=== Input rows ===

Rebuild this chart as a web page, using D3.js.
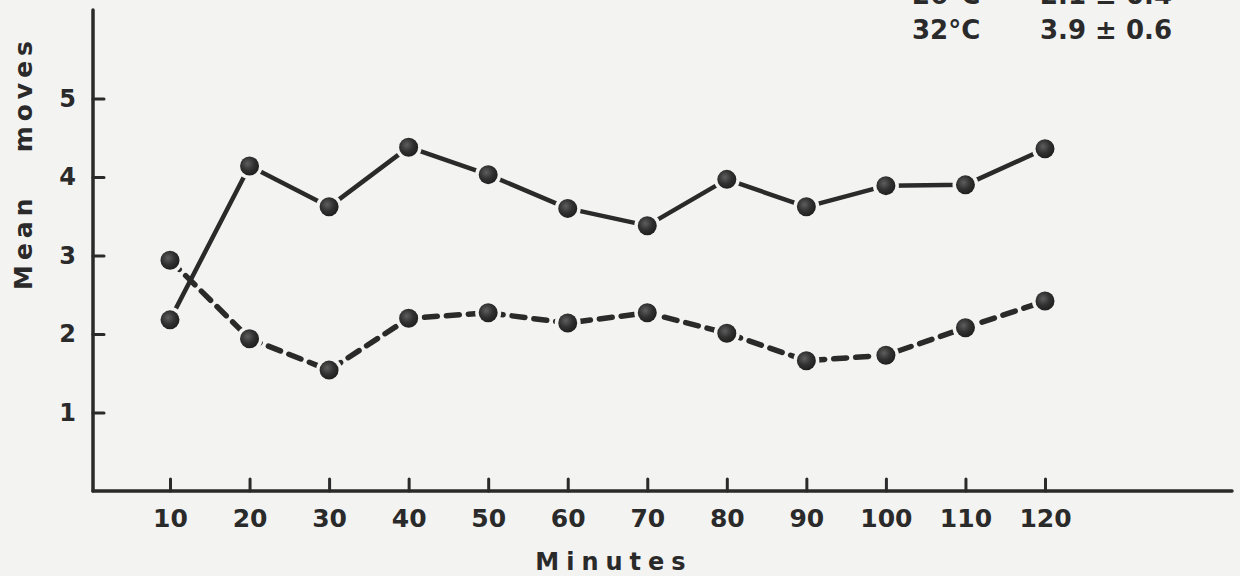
<!DOCTYPE html>
<html>
<head>
<meta charset="utf-8">
<script src="https://cdn.jsdelivr.net/npm/d3@7/dist/d3.min.js"></script>
<style>
  html, body { margin: 0; padding: 0; background: #f3f3f1; }
  svg { display: block; }
  text { font-family: "DejaVu Sans", "Open Sans", sans-serif; font-weight: 700; fill: #2a2a2a; }
</style>
</head>
<body>
<svg id="chart" width="1240" height="576"></svg>
<script>
// Minutes after start
const minutes = [10, 20, 30, 40, 50, 60, 70, 80, 90, 100, 110, 120];
// Mean moves per interval, warm condition (solid line)
const moves32 = [2.18, 4.14, 3.62, 4.38, 4.03, 3.60, 3.38, 3.97, 3.62, 3.89, 3.90, 4.36];
// Mean moves per interval, cool condition (dashed line)
const moves26 = [2.94, 1.94, 1.54, 2.20, 2.27, 2.14, 2.27, 2.01, 1.66, 1.73, 2.08, 2.42];
const yTicks = [1, 2, 3, 4, 5];
const legendRows = [
  { temp: "26°C", stat: "2.1 ± 0.4" },
  { temp: "32°C", stat: "3.9 ± 0.6" }
];

const ink = "#2a2a2a";
const paper = "#f3f3f1";
const svg = d3.select("#chart");

const x = d3.scaleLinear().domain([10, 120]).range([170, 1045]);
const y = d3.scaleLinear().domain([0, 5]).range([491, 98.5]);

const axisX0 = 93, axisX1 = 1232, axisYTop = 10;

// Axis lines
svg.append("line")
  .attr("x1", axisX0).attr("x2", axisX0)
  .attr("y1", axisYTop).attr("y2", y(0))
  .attr("stroke", ink).attr("stroke-width", 3.5).attr("stroke-linecap", "round");
svg.append("line")
  .attr("x1", axisX0).attr("x2", axisX1)
  .attr("y1", y(0)).attr("y2", y(0))
  .attr("stroke", ink).attr("stroke-width", 3.5).attr("stroke-linecap", "round");

// X axis ticks pointing up, labels below
const gx = svg.append("g")
  .attr("transform", `translate(0,${y(0)})`)
  .call(d3.axisBottom(x).tickValues(minutes).tickSize(-12).tickPadding(18).tickFormat(d3.format("d")));
gx.select(".domain").remove();
gx.selectAll(".tick line").attr("stroke", ink).attr("stroke-width", 3).attr("stroke-linecap", "round");
gx.selectAll(".tick text").attr("font-size", 25).attr("font-weight", 600).attr("fill", ink);

// Y axis ticks pointing right, labels left
const gy = svg.append("g")
  .attr("transform", `translate(${axisX0},0)`)
  .call(d3.axisLeft(y).tickValues(yTicks).tickSize(-11).tickPadding(17).tickFormat(d3.format("d")));
gy.select(".domain").remove();
gy.selectAll(".tick line").attr("stroke", ink).attr("stroke-width", 3).attr("stroke-linecap", "round");
gy.selectAll(".tick text").attr("font-size", 24).attr("font-weight", 600).attr("fill", ink);

// Axis titles
svg.append("text")
  .attr("x", 614)
  .attr("y", 570)
  .attr("text-anchor", "middle")
  .attr("font-size", 24)
  .attr("letter-spacing", 7)
  .text("Minutes");

svg.append("text")
  .attr("transform", "translate(32,163) rotate(-90)")
  .attr("text-anchor", "middle")
  .attr("font-size", 25)
  .attr("letter-spacing", 5)
  .attr("xml:space", "preserve")
  .style("white-space", "pre")
  .text("Mean   moves");

// Series
const series = [
  { values: moves32, dash: null, width: 4.5 },
  { values: moves26, dash: "13,9", width: 5.5 }
];

const line = d3.line().x(d => x(d[0])).y(d => y(d[1]));

series.forEach(s => {
  const pts = minutes.map((m, i) => [m, s.values[i]]);
  svg.append("path")
    .attr("d", line(pts))
    .attr("fill", "none")
    .attr("stroke", ink)
    .attr("stroke-width", s.width)
    .attr("stroke-linecap", "round")
    .attr("stroke-linejoin", "round")
    .attr("stroke-dasharray", s.dash);
});

// Shading for the round markers
const defs = svg.append("defs");
const grad = defs.append("radialGradient").attr("id", "dot").attr("cx", "40%").attr("cy", "38%").attr("r", "65%");
grad.append("stop").attr("offset", "0%").attr("stop-color", "#5e5e5e");
grad.append("stop").attr("offset", "55%").attr("stop-color", "#303030");
grad.append("stop").attr("offset", "100%").attr("stop-color", "#1e1e1e");

series.forEach(s => {
  const pts = minutes.map((m, i) => [m, s.values[i]]);
  // paper-coloured halo leaves a small gap where lines meet a marker
  svg.append("g").selectAll("circle").data(pts).join("circle")
    .attr("cx", d => x(d[0])).attr("cy", d => y(d[1]))
    .attr("r", 13).attr("fill", paper);
  svg.append("g").selectAll("circle").data(pts).join("circle")
    .attr("cx", d => x(d[0])).attr("cy", d => y(d[1]))
    .attr("r", 9.5).attr("fill", "url(#dot)");
});

// Summary table in the upper right
const lg = svg.append("g");
legendRows.forEach((r, i) => {
  const by = 4 + i * 35;
  lg.append("text").attr("x", 912).attr("y", by).attr("font-size", 26).attr("font-weight", 600).text(r.temp);
  lg.append("text").attr("x", 1040).attr("y", by).attr("font-size", 26).attr("font-weight", 600).text(r.stat);
});
</script>
</body>
</html>
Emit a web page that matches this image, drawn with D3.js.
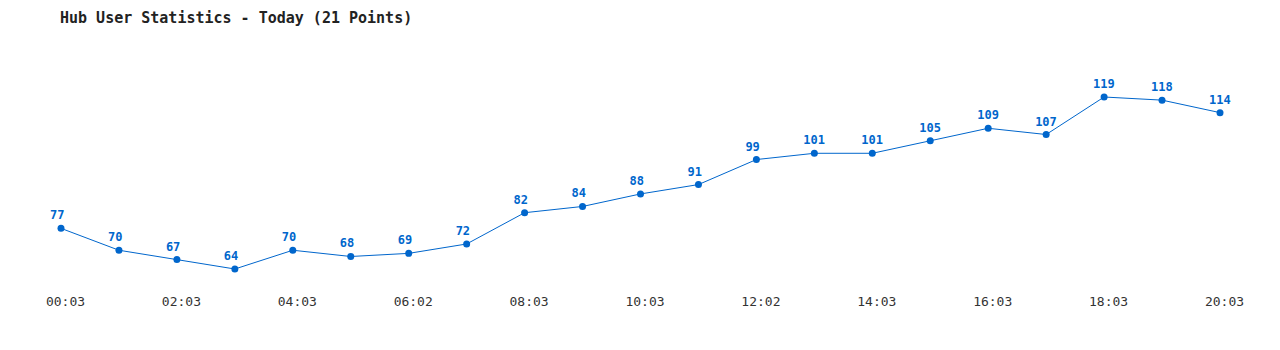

===

Goal => Output the full set of records above without changing a word, and drop the images.

Response to the task =>
Rebuild this chart as a web page, using D3.js.
<!DOCTYPE html>
<html>
<head>
<meta charset="utf-8">
<script src="https://cdn.jsdelivr.net/npm/d3@7/dist/d3.min.js"></script>
<style>
  html, body { margin: 0; padding: 0; background: #f3f3f1; }
  svg { display: block; }
  text { font-family: "DejaVu Sans", "Open Sans", sans-serif; font-weight: 700; fill: #2a2a2a; }
</style>
</head>
<body>
<svg id="chart" width="1240" height="576"></svg>
<script>
// Minutes after start
const minutes = [10, 20, 30, 40, 50, 60, 70, 80, 90, 100, 110, 120];
// Mean moves per interval, warm condition (solid line)
const moves32 = [2.18, 4.14, 3.62, 4.38, 4.03, 3.60, 3.38, 3.97, 3.62, 3.89, 3.90, 4.36];
// Mean moves per interval, cool condition (dashed line)
const moves26 = [2.94, 1.94, 1.54, 2.20, 2.27, 2.14, 2.27, 2.01, 1.66, 1.73, 2.08, 2.42];
const yTicks = [1, 2, 3, 4, 5];
const legendRows = [
  { temp: "26°C", stat: "2.1 ± 0.4" },
  { temp: "32°C", stat: "3.9 ± 0.6" }
];

const ink = "#2a2a2a";
const paper = "#f3f3f1";
const svg = d3.select("#chart");

const x = d3.scaleLinear().domain([10, 120]).range([170, 1045]);
const y = d3.scaleLinear().domain([0, 5]).range([491, 98.5]);

const axisX0 = 93, axisX1 = 1232, axisYTop = 10;

// Axis lines
svg.append("line")
  .attr("x1", axisX0).attr("x2", axisX0)
  .attr("y1", axisYTop).attr("y2", y(0))
  .attr("stroke", ink).attr("stroke-width", 3.5).attr("stroke-linecap", "round");
svg.append("line")
  .attr("x1", axisX0).attr("x2", axisX1)
  .attr("y1", y(0)).attr("y2", y(0))
  .attr("stroke", ink).attr("stroke-width", 3.5).attr("stroke-linecap", "round");

// X axis ticks pointing up, labels below
const gx = svg.append("g")
  .attr("transform", `translate(0,${y(0)})`)
  .call(d3.axisBottom(x).tickValues(minutes).tickSize(-12).tickPadding(18).tickFormat(d3.format("d")));
gx.select(".domain").remove();
gx.selectAll(".tick line").attr("stroke", ink).attr("stroke-width", 3).attr("stroke-linecap", "round");
gx.selectAll(".tick text").attr("font-size", 25).attr("font-weight", 600).attr("fill", ink);

// Y axis ticks pointing right, labels left
const gy = svg.append("g")
  .attr("transform", `translate(${axisX0},0)`)
  .call(d3.axisLeft(y).tickValues(yTicks).tickSize(-11).tickPadding(17).tickFormat(d3.format("d")));
gy.select(".domain").remove();
gy.selectAll(".tick line").attr("stroke", ink).attr("stroke-width", 3).attr("stroke-linecap", "round");
gy.selectAll(".tick text").attr("font-size", 24).attr("font-weight", 600).attr("fill", ink);

// Axis titles
svg.append("text")
  .attr("x", 614)
  .attr("y", 570)
  .attr("text-anchor", "middle")
  .attr("font-size", 24)
  .attr("letter-spacing", 7)
  .text("Minutes");

svg.append("text")
  .attr("transform", "translate(32,163) rotate(-90)")
  .attr("text-anchor", "middle")
  .attr("font-size", 25)
  .attr("letter-spacing", 5)
  .attr("xml:space", "preserve")
  .style("white-space", "pre")
  .text("Mean   moves");

// Series
const series = [
  { values: moves32, dash: null, width: 4.5 },
  { values: moves26, dash: "13,9", width: 5.5 }
];

const line = d3.line().x(d => x(d[0])).y(d => y(d[1]));

series.forEach(s => {
  const pts = minutes.map((m, i) => [m, s.values[i]]);
  svg.append("path")
    .attr("d", line(pts))
    .attr("fill", "none")
    .attr("stroke", ink)
    .attr("stroke-width", s.width)
    .attr("stroke-linecap", "round")
    .attr("stroke-linejoin", "round")
    .attr("stroke-dasharray", s.dash);
});

// Shading for the round markers
const defs = svg.append("defs");
const grad = defs.append("radialGradient").attr("id", "dot").attr("cx", "40%").attr("cy", "38%").attr("r", "65%");
grad.append("stop").attr("offset", "0%").attr("stop-color", "#5e5e5e");
grad.append("stop").attr("offset", "55%").attr("stop-color", "#303030");
grad.append("stop").attr("offset", "100%").attr("stop-color", "#1e1e1e");

series.forEach(s => {
  const pts = minutes.map((m, i) => [m, s.values[i]]);
  // paper-coloured halo leaves a small gap where lines meet a marker
  svg.append("g").selectAll("circle").data(pts).join("circle")
    .attr("cx", d => x(d[0])).attr("cy", d => y(d[1]))
    .attr("r", 13).attr("fill", paper);
  svg.append("g").selectAll("circle").data(pts).join("circle")
    .attr("cx", d => x(d[0])).attr("cy", d => y(d[1]))
    .attr("r", 9.5).attr("fill", "url(#dot)");
});

// Summary table in the upper right
const lg = svg.append("g");
legendRows.forEach((r, i) => {
  const by = 4 + i * 35;
  lg.append("text").attr("x", 912).attr("y", by).attr("font-size", 26).attr("font-weight", 600).text(r.temp);
  lg.append("text").attr("x", 1040).attr("y", by).attr("font-size", 26).attr("font-weight", 600).text(r.stat);
});
</script>
</body>
</html>
Emit a web page that matches this image, drawn with D3.js.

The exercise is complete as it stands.